You could start by checking out https://kotlinlang.org/ - it targets the JVM so the tools are much better than what Go has and the library ecosystem is much larger. The language is a straightforward imperative style language that will remind you of Go. It also will take just a few days to learn, at most. But it has a slew of features Go does not have which have been proven in many of the world's biggest and most popular languages.



That's a bit of a slippery slope, though, isn't it? I'm already doing everything I want to do with Go, so all of the things it's "missing" don't really matter to me. If we had to learn and switch languages every time something implemented a feature the other did not have, we'd be refactoring our code every other week, wouldn't we?

That's not to say those other languages don't interest me, or that I would eschew learning for the sake of learning. I've been eyeballing Rust for a while, and I do think it may someday fill the role Go currently fills for me, but for the type of coding I currently do Go is more than sufficient.


Targeting the JVM seems like a trending practice nowadays. But I can't really see why it's so great. You'll need to install the JVM to your platform before you can execute anything. You'll also need to install it on your server to serve a web application. I don't know how that works but it sure adds some complexity to the deployment.


If by "install" you mean "unzip", sure.

People like JVMs because they provide a lot of services that are really useful, such as:

• State of the art garbage collectors, which you can tune for throughput or low pause times (there's a fundamental tradeoff here, there's no one-size-fits-all GC algorithm)

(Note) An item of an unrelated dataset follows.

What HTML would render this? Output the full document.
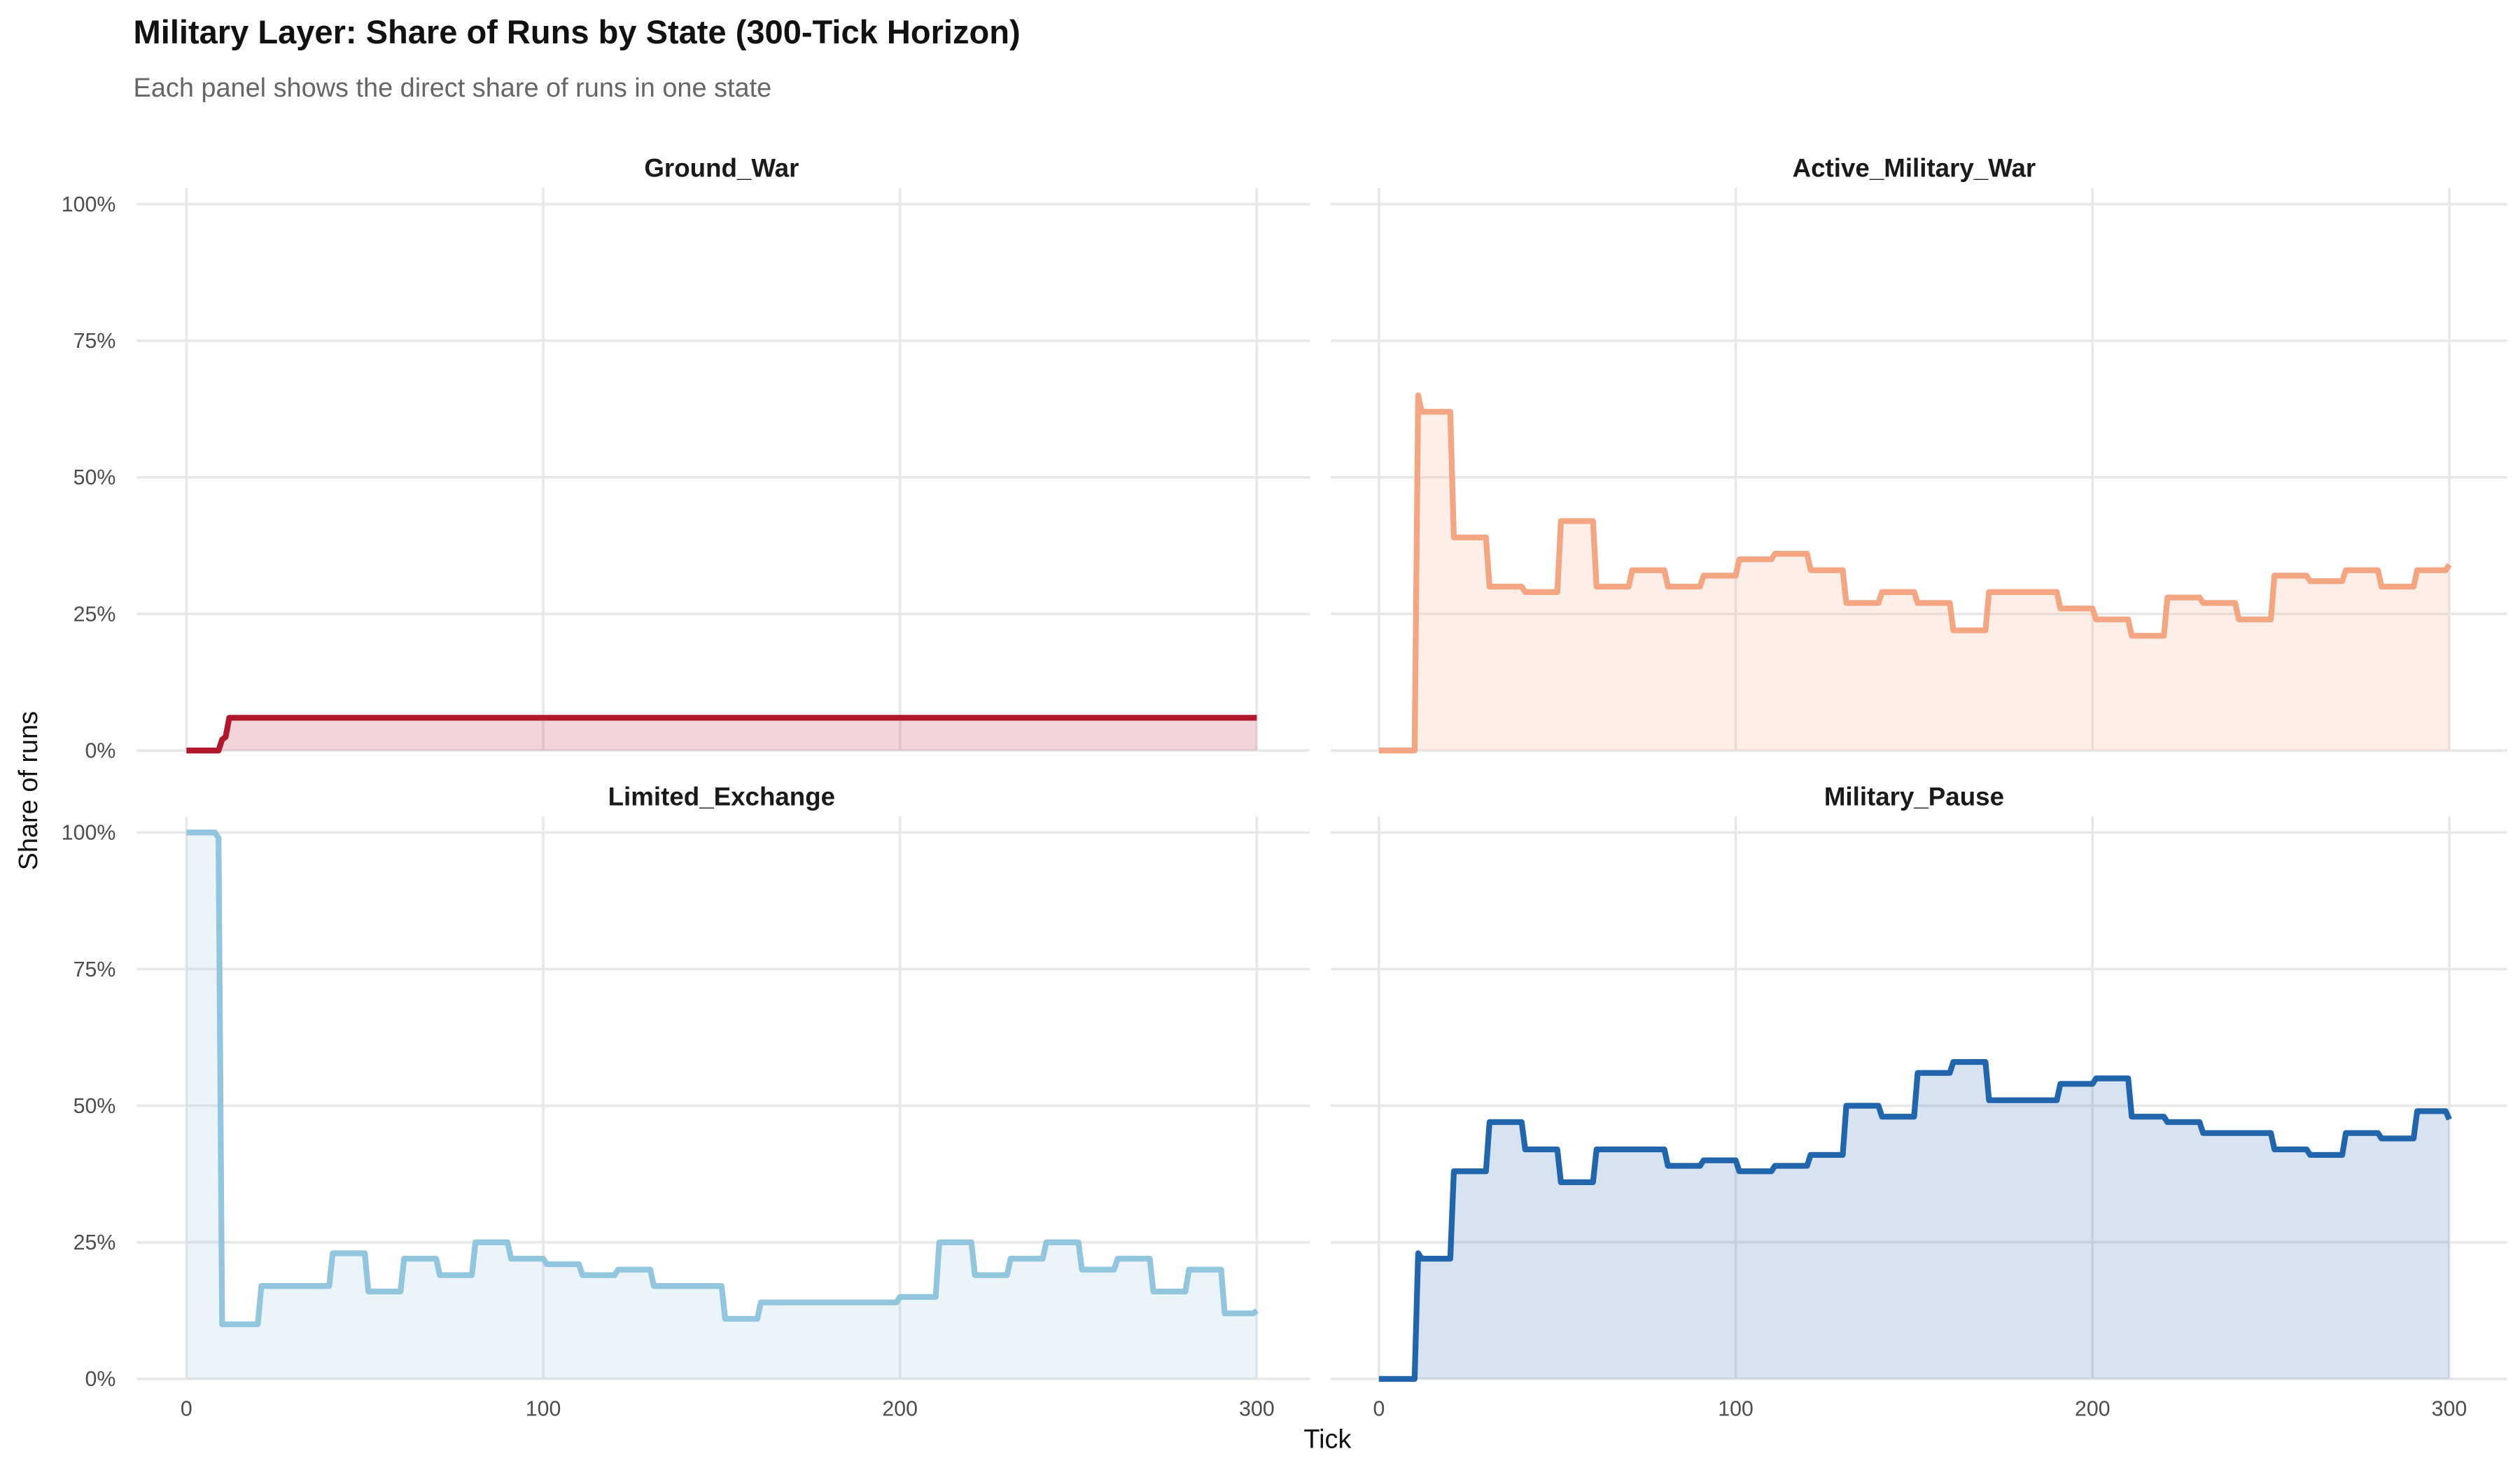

• Visual debugging that always works, including remotely

• Stack traces that always works

• Advanced profiler and monitoring tools

• Very robust and portable build systems

• Extremely fast compiles (this is touted as an advantage of Go, but I never find myself waiting for a compiler when working with Java or Kotlin).

• Giant standard library and even larger ecosystem of well designed and documented libraries to do many different tasks

• Language interop - you can normally use libraries written in one JVM language from others. This obviously helps with the former point.

• In some cases (e.g. actor frameworks and big web servers) code hotswapping and dynamic loading.

The Go runtime lacks a good chunk of these useful features: the last time I worked with a Go shop they told me debugging hardly worked, because error handling was "propagate an error code" they never had stack traces in their logs for failures, profiling was primitive or not available at all depending on platform, the standard library was small (compared to the JDK), and language interop was "it can call C". Also the GC sucked, though I heard they have a better one now. But it's still a one-size-fits-all approach, which has well known problems.


It seems to me that the majority of those features are a result of Java being 20 years old. It's entirely possible Go could achieve or surpass those features by its 20th birthday.


Are you saying Kotlin has strict superset of all Go features. As I think it does not have value types or inbuilt concurrency.


If by "inbuilt concurrency" you mean Go-style channels/green threads, there's something called Quasar which adds that. Otherwise Kotlin inherits all the concurrency support the JVM provides, including quite advanced things like speculative hardware transactional memory.